Monday, March 5, 2012

A brief diversion into Media

The problem with Fox News:
But, there’s a bigger problem, and it goes to the real reason that Republicans who actually care about the future of their party should be concerned. In many ways, the GOP’s incestuous relationship with the “shock political talk” media machine makes it incredibly difficult for it to do what political parties have done in the United States from the beginning, adapt its message for changing times and changing circumstances. By reinforcing the base’s insistence on ideological purity, the Limbaugh’s of the world push the GOP further to the right in a nation that is, at it’s core, a centrist one. That is not in the long term interests of the party, and one would think Republicans would recognize that.
 Remarkably, it is a right wing web site that is writing this piece.  But the whole issue with needing to constantly push boundaries is that, sooner or later, you will start moving where most people don't want to go: see the recent issue with Rush Limbaugh.  I think that this leads to a media strategy that is a lot like naval cruiser construction.  It was always a benefit for your cruisers to be just a little bit tougher than everybody else's cruisers.  After all, if you get into a battle on the high seas, bigger guns and more armor are really helpful.

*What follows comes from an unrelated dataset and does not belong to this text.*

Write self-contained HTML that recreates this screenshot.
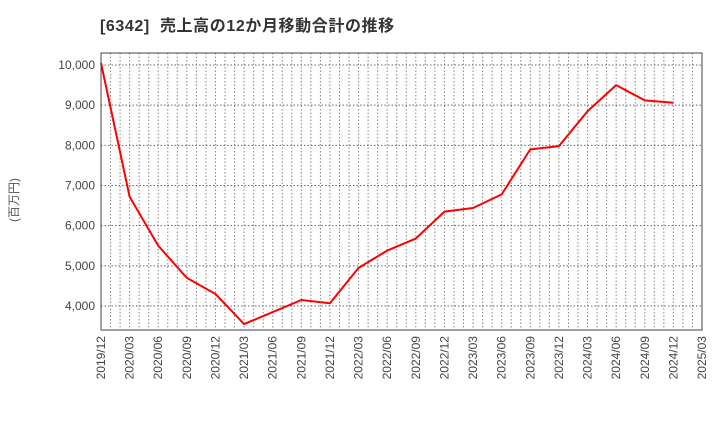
<!DOCTYPE html>
<html><head><meta charset="utf-8"><style>
body{margin:0;background:#fff;font-family:"Liberation Sans","Noto Sans CJK JP",sans-serif}
</style></head><body>
<svg id="chart" width="720" height="440" xmlns="http://www.w3.org/2000/svg">
<text x="100" y="31" font-size="16" letter-spacing="0.6" font-weight="bold" fill="#333" font-family="Liberation Sans, Noto Sans CJK JP, sans-serif">[6342]&#160;&#160;売上高の12か月移動合計の推移</text>
<text transform="translate(18,200) rotate(-90)" text-anchor="middle" font-size="12" fill="#555" font-family="Liberation Sans, Noto Sans CJK JP, sans-serif">(百万円)</text>
<g id="grid"></g><g id="axes"></g><g id="series"></g>
<rect x="101" y="53" width="601" height="277" fill="none" stroke="#444" stroke-width="1"/>
</svg>
<script>
const categories=["2019/12","2020/03","2020/06","2020/09","2020/12","2021/03","2021/06","2021/09","2021/12","2022/03","2022/06","2022/09","2022/12","2023/03","2023/06","2023/09","2023/12","2024/03","2024/06","2024/09","2024/12"];
const values=[10050,6720,5500,4700,4300,3550,3850,4150,4070,4950,5380,5680,6350,6440,6780,7900,7980,8850,9500,9120,9060];
const xTickLabels=["2019/12","2020/03","2020/06","2020/09","2020/12","2021/03","2021/06","2021/09","2021/12","2022/03","2022/06","2022/09","2022/12","2023/03","2023/06","2023/09","2023/12","2024/03","2024/06","2024/09","2024/12","2025/03"];
const yTicks=[4000,5000,6000,7000,8000,9000,10000];
const L=101,R=702,T=53,B=330,yMin=3403,yMax=10299,nQ=21;
const NS="http://www.w3.org/2000/svg";
const xs=i=>L+(R-L)*i/nQ;
const ys=v=>B-(v-yMin)/(yMax-yMin)*(B-T);
function mk(tag,attrs,parent){const e=document.createElementNS(NS,tag);for(const k in attrs)e.setAttribute(k,attrs[k]);document.getElementById(parent).appendChild(e);return e;}
for(let m=1;m<nQ*3;m++){const x=L+(R-L)*m/(nQ*3);
const l=mk('line',{x1:x,x2:x,y1:T,y2:B,stroke:'#888','stroke-dasharray':'1.5,2','stroke-width':1},'grid');

}
yTicks.forEach(v=>{const y=ys(v);
const l=mk('line',{x1:L,x2:R,y1:y,y2:y,stroke:'#666','stroke-dasharray':'1.5,2','stroke-width':1},'grid');


const t=mk('text',{x:L-6,y:y+4,'text-anchor':'end','font-size':12,fill:'#444'},'axes');t.textContent=v.toLocaleString('en-US');

});
xTickLabels.forEach((s,i)=>{const x=xs(i);
const t=mk('text',{transform:`translate(${x+4},${B+6}) rotate(-90)`,'text-anchor':'end','font-size':12,fill:'#444'},'axes');t.textContent=s;

});
const p=mk('polyline',{points:values.map((v,i)=>xs(i)+','+ys(v)).join(' '),fill:'none',stroke:'#f00','stroke-width':2,'stroke-linejoin':'round'},'series');


</script>
</body></html>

But cruisers need to be fast and agile.  The original purpose of these vessels was to catch enemy ships, scout the seas and do other activities that require a fast ship.  After a while of this arms race, a much smaller cruiser can evade the new, clunky heavy cruisers and perform the primary mission of the ship in a superior fashion.

So you will see a dramatic downsizing of the ships, followed by a slow creep upwards.  I wonder if Fox News will follow the same pattern in the near future?


  1. I get your point. Your metaphor, however, is completely backwards. The top speed of a ship is essentially proportional to the square root of its length. This has to do with the interaction of the bow wave and the stern wave. Once you reach a speed where they interact positively you spend all of your energy making a roostertail. See
    and This was one of the motivating factors for enormous ships. Unfortunately the cost of a ship is essentially proportional to the cube of its length.

  2. My understanding is that "larger" (for cruisers) meant more weight on the hull (typically in armor).

    But ships might have been a bad analogy and distracting.

    1. You may have a slight point, it does take more power to move a heavier ship (at least to accelerate it). If I have time this weekend, I'll scrape some data and do a regression of max speed vs. length and displacement for various epochs.

      Also it is "naval" not "navel". There is a good pun in there somewhere about navel cruisers on naval cruisers, but we won't go there.